Suspense sur les accusations d’espionnage international chez Renault

L’obscure affaire d’espionnage industriel dans laquelle Renault se dit « victime d’une filière internationale » devrait rebondir dans les jours à venir, avec la révélation attendue des accusations précises du constructeur automobile français contre trois de ses cadres menacés d’éviction.

La piste d’une fuite vers la Chine de secrets sur les voitures électriques est privilégiée par Renault et le contre-espionnage, selon la presse et les spécialistes de l’intelligence économique. Pour autant, le groupe, à la communication millimétrée depuis une semaine, ne l’a pas évoquée.

Le ministre de l’Industrie Eric Besson, premier officiel à avoir parlé de « guerre économique » dans cette affaire qui touche au coeur stratégique d’un fleuron de l’industrie française encore détenu à 15% par l’Etat, a refusé de la confirmer. « A ce stade, moi, je peux pas l’affirmer », a-t-il dit samedi.

De sources proches du dossier, Matthieu Tenenbaum, un des trois cadres dirigeants mis à pied par Renault, est convoqué pour un entretien préalable à un éventuel licenciement « mardi en fin d’après-midi » et il est vraisemblable que les deux autres soient entendus « le même jour » par l’entreprise.

Renault s’est refusé à commenter ces informations.

La procédure impose ces entretiens pour que la direction détaille ses griefs aux salariés visés et qu’ils puissent lui répondre. Si Renault décide d’une éviction rapide, il devra respecter un délai de 48 heures avant de la notifier.

« Compte tenu de l’émoi suscité, je pense qu’ils vont trancher la semaine prochaine », prédit une source proche du dossier.

« Il faut respecter la présomption d’innocence », a souligné Eric Besson, alors que Renault n’a pas encore déposé plainte en justice et reste muet sur la date et la manière dont il entend le faire.

L’avocat de M. Tenenbaum, Me Thibault de Montbrial, a dénoncé samedi un « lynchage » de son client, sur la base d' »accusations gravissimes ». Il a sommé Renault « d »apporter sans délai les explications et éléments matériels de ce qu’il avance ».

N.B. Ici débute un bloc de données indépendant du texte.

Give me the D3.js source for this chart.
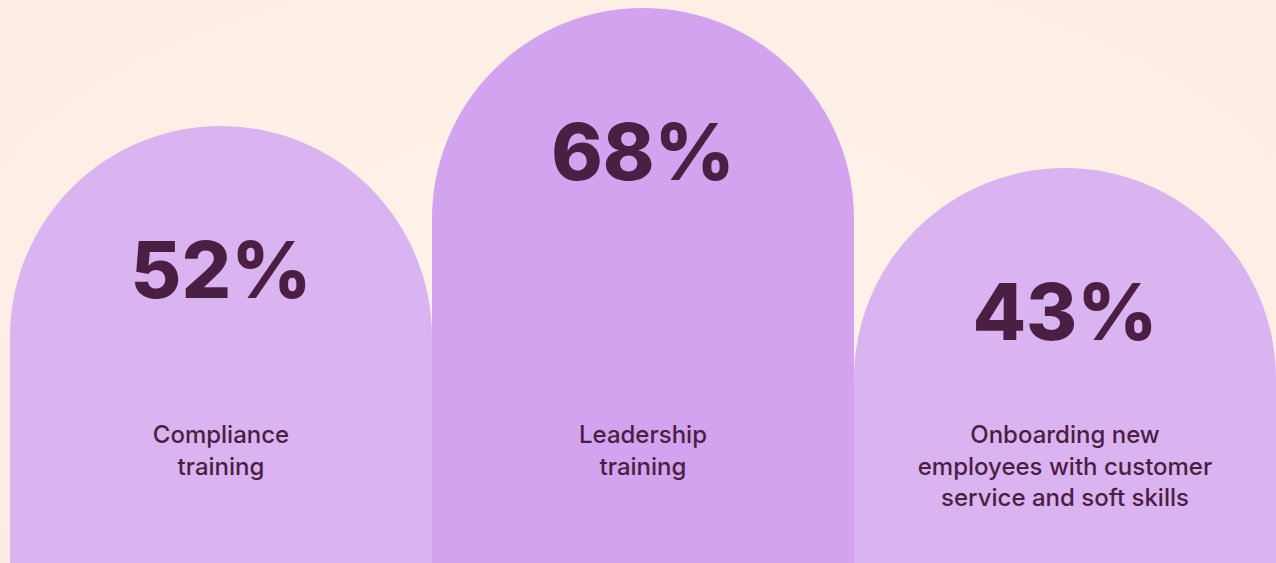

Directeur adjoint du programme de véhicules électriques, M. Tenenbaum était sorti de l’anonymat la veille, via son défenseur, en s’insurgeant contre une « véritable pré-déclaration de culpabilité de la communication publique de Renault ».

Le numéro deux du groupe, Patrick Pélata, a martelé ce week-end la « conviction » du constructeur que les trois cadres mis à pied, « ont effectivement commis des fautes lourdes ».

L’enquête interne lancée fin août a conclu que Renault se trouvait « face à un système organisé de collecte d’informations économiques, technologiques et stratégiques pour servir des intérêts situés à l’étranger », a-t-il affirmé au Monde daté de dimanche, parlant d’un « travail de professionnels ».

« Renault est victime d’une filière organisée internationale », a déclaré M. Pélata, directeur général délégué et bras droit du PDG Carlos Ghosn.

Il a assuré que le constructeur n’a perdu aucun secret « technologique, stratégique » majeur sur « les presque 200 brevets déposés ou en cours de dépôt » ou les recherches sur les batteries du futur.

Il a néanmoins admis que « des informations sur l’architecture de nos véhicules, sur les coûts et le modèle économique » du programme de voiture électrique « peuvent avoir fuité ».

L’enjeu est majeur pour Renault, qui a investi 4 milliards d’euros avec son partenaire japonais Nissan sur ce marché dont il vise le leadership mondial.

Vendredi, le site internet du Point avait affirmé que les cadres suspendus, mis en relation avec « des interlocuteurs chinois » par un sous-traitant, auraient touché de l’argent à l’étranger contre des brevets « en attente d’être déposés » sur des batteries de véhicules électriques.